Pakistan Today

Brutality at the family level

It is time the people of this country realise what is going on and insist on change, before the entire nation breaks down. The clampdowns on the press, the judicial deficiencies, and interference by various institutions in matters that are not their remit, and sheer incompetence at every single level, all these are matters of the greatest concern. But worst of them all, the hardest to swallow is the brutality at the family level.

There are laws in this country that aim to protect women in cases of domestic violence, forced marriage, or the myriad other ways in which women are abused. But none of these laws appear to be enforced. At times young men are brutalised as well as their female counterparts. The most ghoulish of such cases took place last week in Nasirabad in Baluchistan, when a twenty two year old man had his eyes gouged out with a spoon by his own father, assisted by four of his sons. The reason for this demonic act was that the young man wished to marry his girlfriend and had told his family so. A similar case took place in Mexico recently, as part of a satanic rite. Why are our role models always so terrible?
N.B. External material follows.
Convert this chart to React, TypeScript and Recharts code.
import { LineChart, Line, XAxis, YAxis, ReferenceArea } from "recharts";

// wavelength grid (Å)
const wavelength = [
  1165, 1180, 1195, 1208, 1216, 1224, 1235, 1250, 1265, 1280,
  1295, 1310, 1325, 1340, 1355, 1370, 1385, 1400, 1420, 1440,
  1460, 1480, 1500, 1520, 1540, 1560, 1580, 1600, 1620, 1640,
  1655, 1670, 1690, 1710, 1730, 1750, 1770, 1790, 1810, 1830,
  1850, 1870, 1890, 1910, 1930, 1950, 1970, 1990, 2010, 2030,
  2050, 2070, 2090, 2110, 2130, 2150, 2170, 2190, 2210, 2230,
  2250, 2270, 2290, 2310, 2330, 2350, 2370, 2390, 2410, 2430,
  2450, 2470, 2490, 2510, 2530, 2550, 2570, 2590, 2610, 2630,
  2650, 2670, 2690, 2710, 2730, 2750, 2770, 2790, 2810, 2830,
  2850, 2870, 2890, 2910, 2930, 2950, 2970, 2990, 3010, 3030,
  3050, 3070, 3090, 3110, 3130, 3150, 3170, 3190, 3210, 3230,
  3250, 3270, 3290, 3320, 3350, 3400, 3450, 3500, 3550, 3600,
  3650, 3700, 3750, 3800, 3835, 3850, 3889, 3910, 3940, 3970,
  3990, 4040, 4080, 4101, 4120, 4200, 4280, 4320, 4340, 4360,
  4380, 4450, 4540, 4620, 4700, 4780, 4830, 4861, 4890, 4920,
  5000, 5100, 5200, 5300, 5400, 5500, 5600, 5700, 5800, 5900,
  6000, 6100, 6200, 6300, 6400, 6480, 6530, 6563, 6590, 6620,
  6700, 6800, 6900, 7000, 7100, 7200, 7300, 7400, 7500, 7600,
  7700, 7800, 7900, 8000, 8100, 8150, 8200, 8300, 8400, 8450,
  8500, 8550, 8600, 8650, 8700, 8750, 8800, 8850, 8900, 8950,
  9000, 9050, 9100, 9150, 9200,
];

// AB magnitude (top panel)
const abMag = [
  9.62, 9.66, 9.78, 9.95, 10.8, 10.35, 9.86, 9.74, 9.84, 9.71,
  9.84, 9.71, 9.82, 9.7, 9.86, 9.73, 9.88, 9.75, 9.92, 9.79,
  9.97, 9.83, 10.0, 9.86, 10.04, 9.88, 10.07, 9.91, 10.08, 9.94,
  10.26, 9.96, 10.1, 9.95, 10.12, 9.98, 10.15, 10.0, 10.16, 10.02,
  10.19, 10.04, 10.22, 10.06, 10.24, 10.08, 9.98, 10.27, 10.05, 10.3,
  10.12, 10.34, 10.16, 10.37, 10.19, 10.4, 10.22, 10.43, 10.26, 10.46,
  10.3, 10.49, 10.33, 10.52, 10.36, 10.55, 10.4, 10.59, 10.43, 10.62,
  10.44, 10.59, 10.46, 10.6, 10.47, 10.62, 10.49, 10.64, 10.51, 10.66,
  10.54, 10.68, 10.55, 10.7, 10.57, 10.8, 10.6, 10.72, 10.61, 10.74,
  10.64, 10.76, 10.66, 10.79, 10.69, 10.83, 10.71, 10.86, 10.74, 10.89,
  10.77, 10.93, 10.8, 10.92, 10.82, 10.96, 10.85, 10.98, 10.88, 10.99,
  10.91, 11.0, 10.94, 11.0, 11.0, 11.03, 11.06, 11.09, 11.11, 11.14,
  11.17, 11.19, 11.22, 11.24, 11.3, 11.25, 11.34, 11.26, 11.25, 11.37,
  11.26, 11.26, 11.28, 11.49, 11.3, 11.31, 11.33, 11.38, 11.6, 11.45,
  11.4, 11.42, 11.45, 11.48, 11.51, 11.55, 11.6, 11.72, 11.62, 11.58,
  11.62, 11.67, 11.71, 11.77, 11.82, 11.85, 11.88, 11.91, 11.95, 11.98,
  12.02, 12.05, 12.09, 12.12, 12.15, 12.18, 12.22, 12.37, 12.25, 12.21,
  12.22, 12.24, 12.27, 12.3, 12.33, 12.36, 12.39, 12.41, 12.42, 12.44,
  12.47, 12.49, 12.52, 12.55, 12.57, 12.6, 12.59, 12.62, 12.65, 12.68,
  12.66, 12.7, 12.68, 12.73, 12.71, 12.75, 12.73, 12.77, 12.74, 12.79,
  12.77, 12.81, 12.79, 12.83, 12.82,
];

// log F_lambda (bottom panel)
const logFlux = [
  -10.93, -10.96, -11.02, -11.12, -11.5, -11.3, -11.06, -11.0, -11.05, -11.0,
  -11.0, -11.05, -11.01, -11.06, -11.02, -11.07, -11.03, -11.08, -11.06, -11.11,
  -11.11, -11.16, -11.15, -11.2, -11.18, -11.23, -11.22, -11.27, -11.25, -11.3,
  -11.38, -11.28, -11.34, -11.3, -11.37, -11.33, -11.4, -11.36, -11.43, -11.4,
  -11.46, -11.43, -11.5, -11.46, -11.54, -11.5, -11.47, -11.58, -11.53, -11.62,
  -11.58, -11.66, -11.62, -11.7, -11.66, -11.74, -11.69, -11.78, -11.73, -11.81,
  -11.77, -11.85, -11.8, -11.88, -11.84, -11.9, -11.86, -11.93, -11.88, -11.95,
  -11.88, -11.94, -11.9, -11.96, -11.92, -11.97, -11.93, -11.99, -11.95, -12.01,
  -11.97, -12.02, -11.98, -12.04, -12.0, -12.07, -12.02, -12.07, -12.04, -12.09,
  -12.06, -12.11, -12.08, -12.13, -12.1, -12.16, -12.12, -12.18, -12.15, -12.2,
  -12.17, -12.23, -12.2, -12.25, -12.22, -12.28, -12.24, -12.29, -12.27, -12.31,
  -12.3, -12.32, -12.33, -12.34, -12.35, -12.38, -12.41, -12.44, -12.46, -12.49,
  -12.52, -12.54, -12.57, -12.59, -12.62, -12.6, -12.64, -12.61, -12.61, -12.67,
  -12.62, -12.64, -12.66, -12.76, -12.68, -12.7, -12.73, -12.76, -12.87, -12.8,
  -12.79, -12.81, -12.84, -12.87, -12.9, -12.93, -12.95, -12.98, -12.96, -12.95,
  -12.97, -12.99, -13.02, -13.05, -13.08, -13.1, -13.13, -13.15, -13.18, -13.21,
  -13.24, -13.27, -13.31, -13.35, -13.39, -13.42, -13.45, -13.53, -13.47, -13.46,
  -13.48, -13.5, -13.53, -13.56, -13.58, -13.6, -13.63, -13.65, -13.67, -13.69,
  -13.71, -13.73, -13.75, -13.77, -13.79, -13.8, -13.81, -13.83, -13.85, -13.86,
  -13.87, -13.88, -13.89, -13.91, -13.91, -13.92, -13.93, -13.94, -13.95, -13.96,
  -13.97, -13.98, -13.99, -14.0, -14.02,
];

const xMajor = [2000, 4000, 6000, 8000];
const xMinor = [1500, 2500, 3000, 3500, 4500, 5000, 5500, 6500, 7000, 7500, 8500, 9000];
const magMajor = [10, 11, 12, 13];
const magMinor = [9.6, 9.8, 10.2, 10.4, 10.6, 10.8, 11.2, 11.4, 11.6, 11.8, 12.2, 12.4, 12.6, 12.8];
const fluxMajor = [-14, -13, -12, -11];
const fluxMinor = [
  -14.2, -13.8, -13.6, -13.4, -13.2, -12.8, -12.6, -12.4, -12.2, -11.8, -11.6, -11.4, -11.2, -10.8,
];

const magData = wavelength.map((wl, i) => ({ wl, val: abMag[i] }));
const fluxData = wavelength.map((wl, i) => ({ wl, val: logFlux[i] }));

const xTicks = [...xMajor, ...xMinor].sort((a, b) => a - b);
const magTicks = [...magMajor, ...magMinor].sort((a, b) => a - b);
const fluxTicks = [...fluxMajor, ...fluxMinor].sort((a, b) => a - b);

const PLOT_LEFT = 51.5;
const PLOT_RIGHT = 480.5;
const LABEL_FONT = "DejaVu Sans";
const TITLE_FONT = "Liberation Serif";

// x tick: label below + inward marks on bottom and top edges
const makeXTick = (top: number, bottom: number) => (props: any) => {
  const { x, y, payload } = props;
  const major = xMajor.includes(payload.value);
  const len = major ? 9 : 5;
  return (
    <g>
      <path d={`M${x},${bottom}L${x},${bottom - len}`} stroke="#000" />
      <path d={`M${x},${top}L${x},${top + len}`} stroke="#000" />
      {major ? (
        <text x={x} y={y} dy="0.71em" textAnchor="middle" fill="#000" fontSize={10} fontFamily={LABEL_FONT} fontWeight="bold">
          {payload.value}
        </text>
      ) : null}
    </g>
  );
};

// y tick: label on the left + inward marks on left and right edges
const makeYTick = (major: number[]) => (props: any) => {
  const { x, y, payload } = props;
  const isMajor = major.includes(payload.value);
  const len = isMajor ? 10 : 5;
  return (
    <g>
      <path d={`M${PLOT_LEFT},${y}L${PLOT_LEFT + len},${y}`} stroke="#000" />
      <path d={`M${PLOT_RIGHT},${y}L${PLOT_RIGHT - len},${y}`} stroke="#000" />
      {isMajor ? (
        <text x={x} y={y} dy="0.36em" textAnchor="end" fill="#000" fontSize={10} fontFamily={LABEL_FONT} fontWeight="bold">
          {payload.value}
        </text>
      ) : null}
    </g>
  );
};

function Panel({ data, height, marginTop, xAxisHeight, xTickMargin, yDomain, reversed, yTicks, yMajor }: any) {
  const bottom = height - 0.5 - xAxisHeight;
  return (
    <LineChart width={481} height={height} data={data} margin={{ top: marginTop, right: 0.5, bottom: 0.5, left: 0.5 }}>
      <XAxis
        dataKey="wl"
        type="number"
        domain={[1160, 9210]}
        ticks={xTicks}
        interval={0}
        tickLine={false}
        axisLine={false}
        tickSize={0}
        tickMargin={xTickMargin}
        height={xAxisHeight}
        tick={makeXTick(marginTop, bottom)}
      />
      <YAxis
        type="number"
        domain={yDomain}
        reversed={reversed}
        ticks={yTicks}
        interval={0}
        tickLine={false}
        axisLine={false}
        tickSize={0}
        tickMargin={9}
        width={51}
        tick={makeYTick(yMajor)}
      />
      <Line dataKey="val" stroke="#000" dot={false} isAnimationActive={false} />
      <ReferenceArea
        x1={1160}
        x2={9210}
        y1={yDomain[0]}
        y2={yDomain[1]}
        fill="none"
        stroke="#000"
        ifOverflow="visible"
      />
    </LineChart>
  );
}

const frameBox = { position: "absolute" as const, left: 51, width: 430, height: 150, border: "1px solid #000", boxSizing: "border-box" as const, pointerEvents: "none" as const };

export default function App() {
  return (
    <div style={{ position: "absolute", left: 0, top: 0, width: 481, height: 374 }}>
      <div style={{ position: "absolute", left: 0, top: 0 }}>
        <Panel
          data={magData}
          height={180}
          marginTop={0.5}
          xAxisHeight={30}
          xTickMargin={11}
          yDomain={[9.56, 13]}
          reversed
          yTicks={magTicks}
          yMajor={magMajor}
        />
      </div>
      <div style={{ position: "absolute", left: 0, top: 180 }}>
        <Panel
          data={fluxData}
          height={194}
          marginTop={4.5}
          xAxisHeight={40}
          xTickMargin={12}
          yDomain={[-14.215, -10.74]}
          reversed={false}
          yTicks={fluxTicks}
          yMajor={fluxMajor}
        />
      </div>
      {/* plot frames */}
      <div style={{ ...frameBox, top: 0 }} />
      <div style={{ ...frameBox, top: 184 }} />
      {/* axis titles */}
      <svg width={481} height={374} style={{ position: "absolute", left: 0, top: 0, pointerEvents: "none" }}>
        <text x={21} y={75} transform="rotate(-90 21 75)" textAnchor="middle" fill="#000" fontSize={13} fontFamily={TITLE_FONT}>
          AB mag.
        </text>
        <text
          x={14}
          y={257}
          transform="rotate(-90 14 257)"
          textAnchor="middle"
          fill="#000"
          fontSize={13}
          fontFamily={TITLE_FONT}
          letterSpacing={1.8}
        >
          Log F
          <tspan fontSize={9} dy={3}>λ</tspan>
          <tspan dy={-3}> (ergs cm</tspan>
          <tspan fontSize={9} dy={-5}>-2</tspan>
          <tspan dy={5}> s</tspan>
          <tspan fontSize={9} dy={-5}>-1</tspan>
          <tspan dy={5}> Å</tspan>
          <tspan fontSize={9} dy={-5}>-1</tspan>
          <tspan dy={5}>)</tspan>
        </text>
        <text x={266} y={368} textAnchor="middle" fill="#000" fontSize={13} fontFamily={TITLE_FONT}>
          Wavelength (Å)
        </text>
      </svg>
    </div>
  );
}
In Karachi recently, a couple who married a couple of years ago was shot dead by members of the woman’s family, because theirs was a marriage of choice. There have been many more such cases. In the period of one year, the Independent Human Rights Commission says at least 280 such killings have taken place, a figure the Commission says is much less than the actual number.
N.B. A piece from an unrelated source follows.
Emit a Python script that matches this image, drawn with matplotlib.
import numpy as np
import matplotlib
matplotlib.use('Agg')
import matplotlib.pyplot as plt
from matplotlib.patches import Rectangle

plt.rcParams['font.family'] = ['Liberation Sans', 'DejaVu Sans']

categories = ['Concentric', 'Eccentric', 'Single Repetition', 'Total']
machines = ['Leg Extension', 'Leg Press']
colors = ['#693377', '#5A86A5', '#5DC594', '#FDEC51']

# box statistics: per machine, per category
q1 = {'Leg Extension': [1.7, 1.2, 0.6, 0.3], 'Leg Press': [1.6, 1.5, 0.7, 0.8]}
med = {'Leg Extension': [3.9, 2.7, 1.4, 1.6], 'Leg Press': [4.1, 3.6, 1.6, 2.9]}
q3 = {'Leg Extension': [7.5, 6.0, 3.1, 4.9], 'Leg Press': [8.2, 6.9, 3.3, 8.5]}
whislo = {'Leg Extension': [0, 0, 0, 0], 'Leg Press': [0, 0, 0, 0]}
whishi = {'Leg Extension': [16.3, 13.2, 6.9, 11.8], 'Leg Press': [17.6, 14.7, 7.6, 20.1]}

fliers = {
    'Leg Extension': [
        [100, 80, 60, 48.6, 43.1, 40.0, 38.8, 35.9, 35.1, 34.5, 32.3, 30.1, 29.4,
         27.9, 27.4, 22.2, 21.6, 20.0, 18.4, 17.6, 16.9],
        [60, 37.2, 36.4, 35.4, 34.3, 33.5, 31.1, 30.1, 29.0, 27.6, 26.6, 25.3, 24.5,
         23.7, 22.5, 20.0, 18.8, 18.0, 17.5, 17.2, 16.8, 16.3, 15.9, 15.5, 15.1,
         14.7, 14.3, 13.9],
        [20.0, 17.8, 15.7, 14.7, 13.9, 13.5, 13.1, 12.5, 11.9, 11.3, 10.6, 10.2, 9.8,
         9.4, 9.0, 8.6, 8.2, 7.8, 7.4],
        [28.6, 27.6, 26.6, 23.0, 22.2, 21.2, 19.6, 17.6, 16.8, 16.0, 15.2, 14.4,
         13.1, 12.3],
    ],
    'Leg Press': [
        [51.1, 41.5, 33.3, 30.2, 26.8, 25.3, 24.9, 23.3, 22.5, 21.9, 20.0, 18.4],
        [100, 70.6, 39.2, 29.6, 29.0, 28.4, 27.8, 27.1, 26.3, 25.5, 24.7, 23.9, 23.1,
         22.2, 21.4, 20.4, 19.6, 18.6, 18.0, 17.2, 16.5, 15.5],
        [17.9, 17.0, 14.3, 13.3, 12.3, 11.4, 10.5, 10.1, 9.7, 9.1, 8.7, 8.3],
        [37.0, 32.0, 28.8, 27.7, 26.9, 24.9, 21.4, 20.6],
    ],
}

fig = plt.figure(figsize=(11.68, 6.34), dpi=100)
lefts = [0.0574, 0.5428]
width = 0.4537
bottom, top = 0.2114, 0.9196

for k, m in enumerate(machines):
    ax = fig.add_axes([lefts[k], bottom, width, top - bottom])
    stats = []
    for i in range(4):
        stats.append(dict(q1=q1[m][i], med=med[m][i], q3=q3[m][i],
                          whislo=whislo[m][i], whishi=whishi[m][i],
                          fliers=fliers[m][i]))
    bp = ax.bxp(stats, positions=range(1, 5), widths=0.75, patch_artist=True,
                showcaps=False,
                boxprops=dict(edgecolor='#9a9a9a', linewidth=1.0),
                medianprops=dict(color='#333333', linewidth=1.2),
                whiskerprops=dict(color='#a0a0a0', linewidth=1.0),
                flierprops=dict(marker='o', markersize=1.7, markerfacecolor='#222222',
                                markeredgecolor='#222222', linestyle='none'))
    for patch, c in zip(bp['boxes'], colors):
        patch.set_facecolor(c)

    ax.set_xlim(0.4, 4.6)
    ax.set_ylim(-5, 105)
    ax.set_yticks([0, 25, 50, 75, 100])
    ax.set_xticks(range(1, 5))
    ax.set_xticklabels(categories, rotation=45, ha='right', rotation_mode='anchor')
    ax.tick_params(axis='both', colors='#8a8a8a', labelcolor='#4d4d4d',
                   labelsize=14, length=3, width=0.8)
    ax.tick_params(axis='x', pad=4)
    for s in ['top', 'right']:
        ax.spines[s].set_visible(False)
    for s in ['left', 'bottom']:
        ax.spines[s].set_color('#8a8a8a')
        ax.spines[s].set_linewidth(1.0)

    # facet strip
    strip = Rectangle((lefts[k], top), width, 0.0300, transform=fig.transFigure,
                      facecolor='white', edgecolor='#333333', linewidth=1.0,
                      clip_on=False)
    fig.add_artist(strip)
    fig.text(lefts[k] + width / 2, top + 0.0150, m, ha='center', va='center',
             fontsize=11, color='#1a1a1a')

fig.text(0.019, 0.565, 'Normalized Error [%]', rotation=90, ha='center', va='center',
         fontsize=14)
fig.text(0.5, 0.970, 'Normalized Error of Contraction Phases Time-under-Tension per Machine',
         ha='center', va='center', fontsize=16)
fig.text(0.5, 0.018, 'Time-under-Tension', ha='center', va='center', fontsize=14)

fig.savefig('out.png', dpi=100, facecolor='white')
Medieval systems such as jirgas that prescribe horrific punishments for ‘affairs’ between men and women are allowed to exist and thrive. It is almost unknown for the murderers to receive the justice that is due to them. Aside from anything else, there are too many loopholes in the law. In the case of Qandeel Baloch, for example, the state had to turn complainant to prevent the victim’s family from forgiving the brother, which would have allowed him to get away with the murder of his sister. The only reason the state was more proactive in her case was that Qandeel’s murder was very much in the limelight and hit the headlines in Pakistan, and other countries as well.

Recently, a Pakistani girl who grew up in Italy was sent to Pakistan by her family under false pretenses. The actual reason was that her family, that had previously forced her to abandon her studies in Italy, wanted to marry her off in Pakistan against her will. Because she was an Italian national and because the Italian embassy became involved, the girl was traced and rescued, and is to be sent back to Italy where she wishes to live and continue her studies. Such an ending is unusual.
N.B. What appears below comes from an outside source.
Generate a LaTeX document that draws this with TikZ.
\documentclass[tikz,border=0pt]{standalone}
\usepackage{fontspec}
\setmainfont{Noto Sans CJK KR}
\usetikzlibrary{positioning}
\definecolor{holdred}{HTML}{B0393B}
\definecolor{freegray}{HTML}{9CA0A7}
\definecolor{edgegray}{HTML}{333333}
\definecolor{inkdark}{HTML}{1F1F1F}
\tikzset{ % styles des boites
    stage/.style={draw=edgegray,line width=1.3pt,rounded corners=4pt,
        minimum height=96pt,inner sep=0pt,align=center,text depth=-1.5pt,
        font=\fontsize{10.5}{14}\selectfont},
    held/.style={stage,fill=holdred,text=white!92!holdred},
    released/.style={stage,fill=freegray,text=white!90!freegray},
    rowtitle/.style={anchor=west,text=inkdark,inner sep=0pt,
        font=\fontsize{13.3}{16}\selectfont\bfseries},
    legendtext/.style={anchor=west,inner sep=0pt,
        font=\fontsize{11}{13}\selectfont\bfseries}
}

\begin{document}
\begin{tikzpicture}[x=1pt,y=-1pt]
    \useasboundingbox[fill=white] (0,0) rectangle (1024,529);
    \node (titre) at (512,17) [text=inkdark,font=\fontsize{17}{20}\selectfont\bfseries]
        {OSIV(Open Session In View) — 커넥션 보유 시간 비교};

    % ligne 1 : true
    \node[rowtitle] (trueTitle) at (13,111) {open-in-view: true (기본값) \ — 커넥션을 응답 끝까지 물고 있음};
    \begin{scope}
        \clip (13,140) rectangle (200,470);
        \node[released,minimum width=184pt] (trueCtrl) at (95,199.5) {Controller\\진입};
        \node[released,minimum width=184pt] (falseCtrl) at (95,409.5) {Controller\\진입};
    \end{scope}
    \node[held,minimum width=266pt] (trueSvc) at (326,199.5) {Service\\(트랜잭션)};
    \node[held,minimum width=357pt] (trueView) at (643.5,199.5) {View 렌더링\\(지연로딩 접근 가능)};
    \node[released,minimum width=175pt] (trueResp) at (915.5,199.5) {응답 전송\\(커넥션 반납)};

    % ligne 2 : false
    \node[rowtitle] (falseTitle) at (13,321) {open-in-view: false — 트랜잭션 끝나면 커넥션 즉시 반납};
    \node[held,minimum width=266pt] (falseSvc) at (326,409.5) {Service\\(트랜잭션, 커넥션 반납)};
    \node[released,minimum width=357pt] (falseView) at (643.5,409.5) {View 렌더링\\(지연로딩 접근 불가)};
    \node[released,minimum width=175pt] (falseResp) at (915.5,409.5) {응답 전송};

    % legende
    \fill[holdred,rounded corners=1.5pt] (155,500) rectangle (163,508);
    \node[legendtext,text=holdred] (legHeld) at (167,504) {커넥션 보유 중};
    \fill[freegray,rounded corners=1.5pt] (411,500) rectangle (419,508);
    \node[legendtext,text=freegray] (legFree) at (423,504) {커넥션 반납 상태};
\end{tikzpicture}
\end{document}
The government being handcuffed and forced to cave in to demands, laws which if they are opposed lay people open to assassination and the death penalty — all these issues have radical, armed extremist elements behind them

There are some provisions for such victims, some facilities for women in trouble, in the Punjab, but murders and abuse of women take place here regardless. Nowhere in Pakistan do there appear to be attempts to make inroads in the way people think, although the way people think is even more important than laws. To prove that point, the greatest number of cases of forced marriage in the UK, take place in the Pakistani community despite the laws of that country, laws that are enforced. Such acts, ironically are seen by the Pakistani community as ‘preserving our culture.’

Where do these ideas come from, that women are ‘property’, to be made to do as one wishes, that marriage is the business of the parents and brothers as much as the wedded couple, that it is okay to beat a woman, and okay not to educate girls. Islam does not teach this, quite to the contrary. Instead, it is the purveyors of religion, teachers at madrassahs, the mullah in the mosque – red, green, blue and gold, it is these people who are culpable. No less culpable are people like Rana Sanaullah whose statement regarding women was obscene in the extreme, and he remains undisciplined.

Unless everyone, particularly people in any kind of authority, are educated, unless they are forced to impart decent values, unless they are held responsible for the damage they cause, this state of affairs will not only continue, it will get worse.

The government being handcuffed and forced to cave in to demands, laws which if they are opposed lay people open to assassination and the death penalty — all these issues have radical, armed extremist elements behind them. Quite openly.

An uneducated family can only go so far. When its members are told in very forceful terms by so called ‘religious figures’ that something is prescribed by religion, they accept it as true, sometimes only because they need to survive in the community in which they live.

Is there a solution? Laws, any number of laws, are ineffective until the problem can be fixed at the grassroots, the family level. How that is to be done is open to debate. One suggestion would be to get rid of the mullah altogether. I know. Easier said than done. But it is possible.